“Pick up a
pencil with your opposite hand,” said Jim Peak, chief of construction. “Now,
write your name with it. How does it feel?”
This is one
of the ways Peak explains reintegration, or the process people undertake when
they need to readjust after returning home from extended periods of unfamiliar
or high stress experiences. The process was recently detailed in the
publication Introduction to Type and Reintegration. Peak said the
publication is used to provide guidance and assist service members returning
home from deployments. “Every person returning from an overseas assignment goes
through a period of reintegration to find their ‘new normal,’” he said.
Peak has been
a Corps civilian for more than 38 years and is a veteran of tours in Iraq,
Saudi Arabia and Japan. From these deployments, he said he’s gained an
understanding of what adjustments are needed when returning home and has combined
this understanding with his passion for people, their personality types and how
different personality types work together.
These
personality types he is referring to are the 16 Myers-Briggs personality types,
commonly referred to as MBTI. The MBTI are used to measure how people perceive
and make decisions in the world and base it on the type preferences
extraversion, introversion, sensing, intuition, thinking, feeling, judging and
perceiving. Peak said he made the connection between type and reintegration
after returning home from Iraq in 2003. Since this realization, he said he’s
been pushing to help others that have to go through the reintegration or
‘coming home’ adjustments.
“An
individual’s personality type significantly impacts how they adjust when
returning home,” said Peak. “And it touches several areas of reintegration
including a person’s understanding of themselves and others, the way they
communicate, have relationships, make decisions, handle conflicts, learn etc.”
Peak’s
co-authors, Katherine and Elizabeth Hirsh, collaborated with him to provide
material specifically for service members and not just the individuals who work
with them or have them as loved ones. He said this is why the book applies
directly and speaks directly to service members.
Peak said his
wake-up call happened after deploying to Iraq. “Even after dealing with
reintegration first hand several times, he said, each process is unique,
depending on where you deploy to, where you come back to and if you have family
deploy with you.”
After
receiving his MBTI certification, Peak said he went to a weekend retreat for
service members and their spouses and introduced type and its benefits in the
reintegration process. “Everyone has to reintegrate at some point in their
life, but my focus has always been supporting service members and their
families” he said.
Most people
don’t know that the Army culture is more represented in certain personality
types, which is important in figuring out how they reintegrate verses other
types. This led to Peak’s further involvement with the Type community in the
Twin Cities and eventually the connection with the co-authors of the
publication Introduction to Type and Reintegration for CPP, Inc. “It
took many late nights writing things down, organizing thoughts and getting
something ready for printing,” said Peak. It was published for three focus
groups: the deployee, the support group such as family or friends and the
support professionals.
“Our main
goal,” said Elizabeth, “was to help people recognize their natural personality
or style through MBTI and then utilize this information to make sense of their
deployment and how the experience fits with civilian or non-deployment lives.”

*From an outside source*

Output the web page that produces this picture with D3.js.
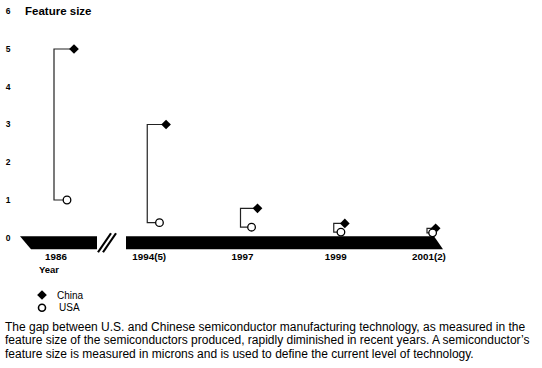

Katherine said they wanted to show “people that there were 16 ways of making
the transition home. This knowledge might help someone returning to recognize
the need to find their own way to reintegrate. “We wanted to empower them to
seek what works for them, not simply what society, family, military buddies,
professionals or official sources recommend,” she said.
Elizabeth
said they wanted to provide reintegration guidance that is specific to their
personality, and in a way that honors their uniqueness, honors their
experience, as well as uses their personal style, as a foundation to create
strategies for future relationships and careers.
“‘How did
writing with your opposite hand feel?’ said Peak, ‘Awkward? Challenging?’” He
said it represents reintegration as a self awareness, as something that can be
positive, not negative. He added that If you approach it like you’re writing
your name with your opposite hand for instance, you can think about and
recognize how you would normally process reintegration.